Master of Commerce Graduate Trio Bond and come up Trumps!
Academic brotherhood got a master’s degree trio over rocky roads and on to the highway to academic success.
Mr Kudawashe Chipunza, Ms Lorraine Rupande and Mr Hilary Mugoto struck up a bond that proved to be the glue in seeing them all through to Master of Commerce cum laude degrees.
‘Though the journey was challenging, the master’s cohort cushioned me and I am grateful for the support from my friends,’ said Chipunza.
Chipunza’s thesis was titled: “The Impact of Internationalisation on Stock Volatility and Liquidity: Evidence from the Johannesburg Stock Exchange”. The research investigated whether stocks on the Johannesburg Stock Exchange (JSE) exhibited an increase in share liquidity and lower volatility subsequent to listing on a foreign exchange. The study was supervised by Ms Kerry-Ann McCullough.
For Rupande, the fact that she did not have experience in statistic software programming vital for data analysis crucial for her research meant that she needed the help of her friends to guide her in this new skill.
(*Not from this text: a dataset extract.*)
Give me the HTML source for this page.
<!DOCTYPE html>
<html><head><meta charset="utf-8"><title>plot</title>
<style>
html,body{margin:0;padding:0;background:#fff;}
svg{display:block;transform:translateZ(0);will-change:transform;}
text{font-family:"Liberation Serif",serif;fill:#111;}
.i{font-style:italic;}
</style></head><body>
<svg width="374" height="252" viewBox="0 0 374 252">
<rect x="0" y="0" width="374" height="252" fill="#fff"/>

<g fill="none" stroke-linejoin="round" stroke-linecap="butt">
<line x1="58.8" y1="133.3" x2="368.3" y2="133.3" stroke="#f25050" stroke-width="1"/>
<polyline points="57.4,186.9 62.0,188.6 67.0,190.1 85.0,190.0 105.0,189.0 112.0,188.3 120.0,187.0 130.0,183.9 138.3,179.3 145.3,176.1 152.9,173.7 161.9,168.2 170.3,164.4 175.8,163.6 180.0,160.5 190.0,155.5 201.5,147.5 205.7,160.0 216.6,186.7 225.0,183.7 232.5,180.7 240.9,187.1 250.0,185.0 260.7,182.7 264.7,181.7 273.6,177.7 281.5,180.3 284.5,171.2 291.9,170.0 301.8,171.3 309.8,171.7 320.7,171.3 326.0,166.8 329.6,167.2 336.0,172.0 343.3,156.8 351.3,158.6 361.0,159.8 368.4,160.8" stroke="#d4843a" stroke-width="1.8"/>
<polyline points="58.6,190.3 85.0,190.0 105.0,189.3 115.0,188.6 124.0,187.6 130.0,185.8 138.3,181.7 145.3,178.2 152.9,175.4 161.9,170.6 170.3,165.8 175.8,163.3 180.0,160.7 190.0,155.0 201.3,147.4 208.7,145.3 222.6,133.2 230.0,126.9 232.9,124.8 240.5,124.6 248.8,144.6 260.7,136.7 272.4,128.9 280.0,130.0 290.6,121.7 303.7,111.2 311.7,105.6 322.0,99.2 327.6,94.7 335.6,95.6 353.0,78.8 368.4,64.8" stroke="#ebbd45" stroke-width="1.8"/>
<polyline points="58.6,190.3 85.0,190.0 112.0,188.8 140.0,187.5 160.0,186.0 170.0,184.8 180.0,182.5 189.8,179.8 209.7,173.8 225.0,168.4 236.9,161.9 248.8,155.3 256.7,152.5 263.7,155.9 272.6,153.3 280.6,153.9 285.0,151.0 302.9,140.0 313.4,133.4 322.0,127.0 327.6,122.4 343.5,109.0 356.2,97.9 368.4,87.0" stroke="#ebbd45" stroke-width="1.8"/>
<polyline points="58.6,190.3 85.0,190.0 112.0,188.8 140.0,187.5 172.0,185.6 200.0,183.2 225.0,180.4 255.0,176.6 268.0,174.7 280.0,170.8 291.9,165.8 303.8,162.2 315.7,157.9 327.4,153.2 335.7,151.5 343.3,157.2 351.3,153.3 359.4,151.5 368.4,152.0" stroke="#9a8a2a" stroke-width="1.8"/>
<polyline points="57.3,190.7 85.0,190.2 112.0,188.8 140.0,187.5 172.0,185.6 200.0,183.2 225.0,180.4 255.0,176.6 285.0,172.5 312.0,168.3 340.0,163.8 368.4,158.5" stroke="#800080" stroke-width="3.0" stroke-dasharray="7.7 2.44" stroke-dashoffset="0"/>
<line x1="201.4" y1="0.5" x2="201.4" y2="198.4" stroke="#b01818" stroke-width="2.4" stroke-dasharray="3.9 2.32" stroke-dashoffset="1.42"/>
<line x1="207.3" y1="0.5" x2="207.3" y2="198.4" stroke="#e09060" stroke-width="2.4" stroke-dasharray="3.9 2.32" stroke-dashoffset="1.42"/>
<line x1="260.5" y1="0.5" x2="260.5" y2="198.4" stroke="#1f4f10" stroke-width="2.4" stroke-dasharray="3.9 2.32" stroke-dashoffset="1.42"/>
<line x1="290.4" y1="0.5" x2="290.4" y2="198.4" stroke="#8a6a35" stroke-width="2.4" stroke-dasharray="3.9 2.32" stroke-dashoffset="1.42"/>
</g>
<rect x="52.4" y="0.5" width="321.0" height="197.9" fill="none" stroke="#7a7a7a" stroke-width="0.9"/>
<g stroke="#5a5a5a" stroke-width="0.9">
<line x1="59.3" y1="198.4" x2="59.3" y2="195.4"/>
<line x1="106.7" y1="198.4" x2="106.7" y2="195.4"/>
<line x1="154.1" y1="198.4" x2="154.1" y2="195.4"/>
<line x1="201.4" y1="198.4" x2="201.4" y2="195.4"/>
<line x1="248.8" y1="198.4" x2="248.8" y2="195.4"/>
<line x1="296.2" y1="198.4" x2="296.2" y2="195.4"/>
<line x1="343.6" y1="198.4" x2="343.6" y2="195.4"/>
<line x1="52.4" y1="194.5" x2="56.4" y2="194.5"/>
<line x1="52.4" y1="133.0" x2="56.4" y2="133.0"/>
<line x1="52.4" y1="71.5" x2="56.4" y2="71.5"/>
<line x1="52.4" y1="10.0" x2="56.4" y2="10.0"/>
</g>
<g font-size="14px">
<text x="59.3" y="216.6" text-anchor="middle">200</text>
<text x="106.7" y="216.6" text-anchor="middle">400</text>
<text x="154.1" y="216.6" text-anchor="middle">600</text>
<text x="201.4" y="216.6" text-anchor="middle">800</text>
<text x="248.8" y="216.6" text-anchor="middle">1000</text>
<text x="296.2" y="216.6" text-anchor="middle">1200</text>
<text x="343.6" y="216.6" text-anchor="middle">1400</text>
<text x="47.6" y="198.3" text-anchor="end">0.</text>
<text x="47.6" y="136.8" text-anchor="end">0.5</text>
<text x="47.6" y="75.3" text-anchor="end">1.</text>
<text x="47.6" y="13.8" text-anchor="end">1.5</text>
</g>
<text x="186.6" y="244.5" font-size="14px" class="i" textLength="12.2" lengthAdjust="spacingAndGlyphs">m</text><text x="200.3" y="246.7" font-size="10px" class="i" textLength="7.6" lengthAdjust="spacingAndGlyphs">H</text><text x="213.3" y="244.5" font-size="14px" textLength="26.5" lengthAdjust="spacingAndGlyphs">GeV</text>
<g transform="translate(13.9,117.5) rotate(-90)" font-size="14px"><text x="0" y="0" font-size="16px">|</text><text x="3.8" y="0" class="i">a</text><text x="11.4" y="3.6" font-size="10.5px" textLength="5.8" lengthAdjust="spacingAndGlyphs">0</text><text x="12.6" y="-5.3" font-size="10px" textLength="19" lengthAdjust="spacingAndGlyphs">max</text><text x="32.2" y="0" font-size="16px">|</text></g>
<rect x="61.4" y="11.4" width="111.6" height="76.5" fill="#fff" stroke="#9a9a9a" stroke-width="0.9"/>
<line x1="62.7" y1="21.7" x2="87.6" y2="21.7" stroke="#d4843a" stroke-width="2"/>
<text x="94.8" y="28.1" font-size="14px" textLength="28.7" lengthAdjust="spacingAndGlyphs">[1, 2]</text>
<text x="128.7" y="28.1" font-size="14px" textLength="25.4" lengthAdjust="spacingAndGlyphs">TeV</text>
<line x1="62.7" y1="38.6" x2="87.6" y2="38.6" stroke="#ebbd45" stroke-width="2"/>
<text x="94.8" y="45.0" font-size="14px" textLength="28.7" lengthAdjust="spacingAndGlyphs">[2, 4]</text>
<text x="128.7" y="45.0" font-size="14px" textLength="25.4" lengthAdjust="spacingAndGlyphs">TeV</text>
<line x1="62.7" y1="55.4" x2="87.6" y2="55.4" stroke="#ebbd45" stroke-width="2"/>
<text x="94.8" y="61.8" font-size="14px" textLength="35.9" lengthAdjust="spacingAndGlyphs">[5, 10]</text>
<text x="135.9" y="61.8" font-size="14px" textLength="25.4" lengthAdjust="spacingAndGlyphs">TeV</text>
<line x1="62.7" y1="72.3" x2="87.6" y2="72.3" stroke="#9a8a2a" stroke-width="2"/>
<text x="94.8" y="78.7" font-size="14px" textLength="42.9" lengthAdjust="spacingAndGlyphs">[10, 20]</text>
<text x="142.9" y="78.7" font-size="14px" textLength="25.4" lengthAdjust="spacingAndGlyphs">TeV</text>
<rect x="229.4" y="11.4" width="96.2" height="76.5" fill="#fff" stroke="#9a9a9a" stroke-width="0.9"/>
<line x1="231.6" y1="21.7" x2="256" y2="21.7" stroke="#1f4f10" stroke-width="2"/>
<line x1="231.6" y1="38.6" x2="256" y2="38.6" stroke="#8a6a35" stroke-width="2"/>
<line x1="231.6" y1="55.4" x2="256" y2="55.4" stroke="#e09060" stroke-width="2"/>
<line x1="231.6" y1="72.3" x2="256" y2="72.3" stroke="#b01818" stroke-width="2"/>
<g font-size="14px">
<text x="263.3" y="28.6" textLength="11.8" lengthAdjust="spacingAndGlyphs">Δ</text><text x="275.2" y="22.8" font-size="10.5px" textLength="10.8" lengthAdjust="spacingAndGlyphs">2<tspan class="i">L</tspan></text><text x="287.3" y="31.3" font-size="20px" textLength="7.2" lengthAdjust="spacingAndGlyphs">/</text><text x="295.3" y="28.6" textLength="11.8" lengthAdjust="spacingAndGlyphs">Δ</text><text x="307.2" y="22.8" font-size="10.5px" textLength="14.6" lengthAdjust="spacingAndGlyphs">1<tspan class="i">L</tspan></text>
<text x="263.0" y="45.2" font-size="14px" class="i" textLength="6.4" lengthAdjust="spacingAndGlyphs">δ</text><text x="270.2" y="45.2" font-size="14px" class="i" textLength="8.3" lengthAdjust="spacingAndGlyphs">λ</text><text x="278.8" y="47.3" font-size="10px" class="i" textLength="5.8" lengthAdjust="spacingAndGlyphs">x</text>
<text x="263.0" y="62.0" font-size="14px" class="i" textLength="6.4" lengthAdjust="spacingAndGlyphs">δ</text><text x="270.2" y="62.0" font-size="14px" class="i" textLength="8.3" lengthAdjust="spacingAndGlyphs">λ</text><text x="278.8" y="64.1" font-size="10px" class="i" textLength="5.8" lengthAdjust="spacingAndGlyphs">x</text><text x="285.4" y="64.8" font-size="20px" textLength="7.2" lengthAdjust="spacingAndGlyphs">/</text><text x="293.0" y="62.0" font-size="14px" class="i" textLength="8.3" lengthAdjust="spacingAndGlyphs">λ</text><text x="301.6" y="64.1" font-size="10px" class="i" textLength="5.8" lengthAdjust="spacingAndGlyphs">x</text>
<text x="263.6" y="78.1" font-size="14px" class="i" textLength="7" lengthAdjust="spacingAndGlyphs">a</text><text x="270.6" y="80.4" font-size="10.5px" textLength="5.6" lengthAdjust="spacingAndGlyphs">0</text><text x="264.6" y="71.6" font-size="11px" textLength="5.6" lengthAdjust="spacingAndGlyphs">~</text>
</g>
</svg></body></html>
‘The most significant hurdle in my research was programming,’ she said. ‘My research required that I analysed my data using the Eviews statistical software, however this software’s built in facilities were incompatible with the model I used so I had to write a programme code to use for this analysis.
‘The main problem was that I did not have any background in software programming so I had to invest a lot of time in learning how to do the programming in Eviews, with the help from my friends and supervisor. I can say this was a worthwhile investment and I acquired a skill that I can use for further research or to help others in that area,’ she said.
Rupande’s thesis was titled: “Positive Feedback Trading and Momentum Profits on the Johannesburg Stock Exchange (JSE)”. The research, supervised by Ms Ailie Charteris, explored Positive Feedback Trading, a trend-chasing investment strategy of buying shares when prices rise and selling when prices fall in the absence of supporting fundamental information.
Mugoto said having a plan which detailed the progress of his research coupled with the role of his supervisor, Ms Ailie Charteris, ensured he stayed on course.
‘I had this beautiful mind map of what I wanted to prove and the probable implications that my research was going to have in the field of finance. That motivated me and nurtured a desire to see all that come to fruition. However, the whole process was not without its challenges.’
Mugoto’s research was titled: “Investor Sentiment as an Explanation for the Size and Value Anomalies on the JSE”. The central focus of the research was on behavioural finance, more specifically, investor sentiment and its impact on the stock market.